**Dataset content**
━━━━

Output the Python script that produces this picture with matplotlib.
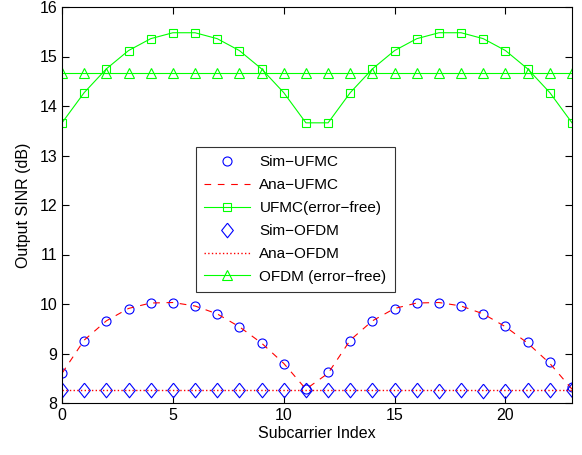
import numpy as np
import matplotlib.pyplot as plt

plt.rcParams['font.family'] = ['Liberation Sans', 'DejaVu Sans']

# subcarrier index
subcarrier = np.arange(24)

# simulated / analytical output SINR (dB)
sim_ufmc = [8.61, 9.26, 9.66, 9.90, 10.02, 10.03, 9.96, 9.79, 9.53, 9.21, 8.79, 8.28,
            8.62, 9.26, 9.66, 9.90, 10.02, 10.03, 9.96, 9.80, 9.56, 9.23, 8.83, 8.32]
ana_ufmc = [8.60, 9.27, 9.66, 9.91, 10.02, 10.03, 9.96, 9.80, 9.54, 9.21, 8.80, 8.28,
            8.60, 9.27, 9.66, 9.91, 10.02, 10.03, 9.96, 9.80, 9.54, 9.21, 8.80, 8.28]
ufmc_free = [13.66, 14.27, 14.75, 15.12, 15.36, 15.48, 15.48, 15.36, 15.12, 14.75, 14.27, 13.66,
             13.66, 14.27, 14.75, 15.12, 15.36, 15.48, 15.48, 15.36, 15.12, 14.75, 14.27, 13.66]
sim_ofdm = [8.27, 8.27, 8.26, 8.27, 8.26, 8.27, 8.27, 8.26, 8.27, 8.26, 8.27, 8.27,
            8.27, 8.26, 8.27, 8.26, 8.27, 8.25, 8.26, 8.25, 8.25, 8.26, 8.26, 8.27]
ana_ofdm = [8.27] * 24
ofdm_free = [14.67] * 24

# matlab-style diamond: a bit taller than wide
diamond = [(0, 1.25), (1, 0), (0, -1.25), (-1, 0), (0, 1.25)]


def main():
    fig = plt.figure(figsize=(5.82, 4.55), dpi=100)
    ax = fig.add_axes([62 / 582, 1 - 403 / 455, 510 / 582, 396 / 455])

    ax.plot(subcarrier, sim_ufmc, 'o', color='blue', mfc='none', ms=6.5, mew=0.8,
            label='Sim\u2212UFMC')
    ax.plot(subcarrier, ana_ufmc, '--', color='red', lw=0.8, dashes=(6, 6),
            label='Ana\u2212UFMC')
    ax.plot(subcarrier, ufmc_free, '-s', color='#00ff00', mfc='none', ms=6, mew=0.8,
            lw=0.8, label='UFMC(error\u2212free)')
    ax.plot(subcarrier, sim_ofdm, linestyle='none', marker=diamond, color='blue',
            mfc='none', ms=10.5, mew=0.8, label='Sim\u2212OFDM')
    ax.plot(subcarrier, ana_ofdm, ':', color='red', lw=1.0, label='Ana\u2212OFDM')
    ax.plot(subcarrier, ofdm_free, '-^', color='#00ff00', mfc='none', ms=7, mew=0.8,
            lw=0.8, label='OFDM (error\u2212free)')

    ax.set_xlim(0, 23)
    ax.set_ylim(8, 16)
    ax.set_xticks([0, 5, 10, 15, 20])
    ax.set_yticks(range(8, 17))
    ax.tick_params(direction='in', top=True, right=True, labelsize=11.5, length=5, width=0.8)
    ax.set_xlabel('Subcarrier Index', fontsize=11.5, labelpad=2)
    ax.set_ylabel('Output SINR (dB)', fontsize=11.5, labelpad=6)

    leg = ax.legend(loc='upper left', bbox_to_anchor=((196 - 62) / 510, (403 - 147) / 396),
                    fontsize=11, frameon=True, fancybox=False, edgecolor='black',
                    handlelength=3.0, borderpad=0.55, labelspacing=0.58, handletextpad=0.6,
                    borderaxespad=0)
    leg.get_frame().set_linewidth(0.8)

    fig.savefig('out.png', dpi=100)


if __name__ == '__main__':
    main()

━━━━

Restate exactly, please, only the lines between the start of the data and the line containing "subcarrier = np.arange(24)", both ends included, skipping the pictures.

Output the Python script that produces this picture with matplotlib.
import numpy as np
import matplotlib.pyplot as plt

plt.rcParams['font.family'] = ['Liberation Sans', 'DejaVu Sans']

# subcarrier index
subcarrier = np.arange(24)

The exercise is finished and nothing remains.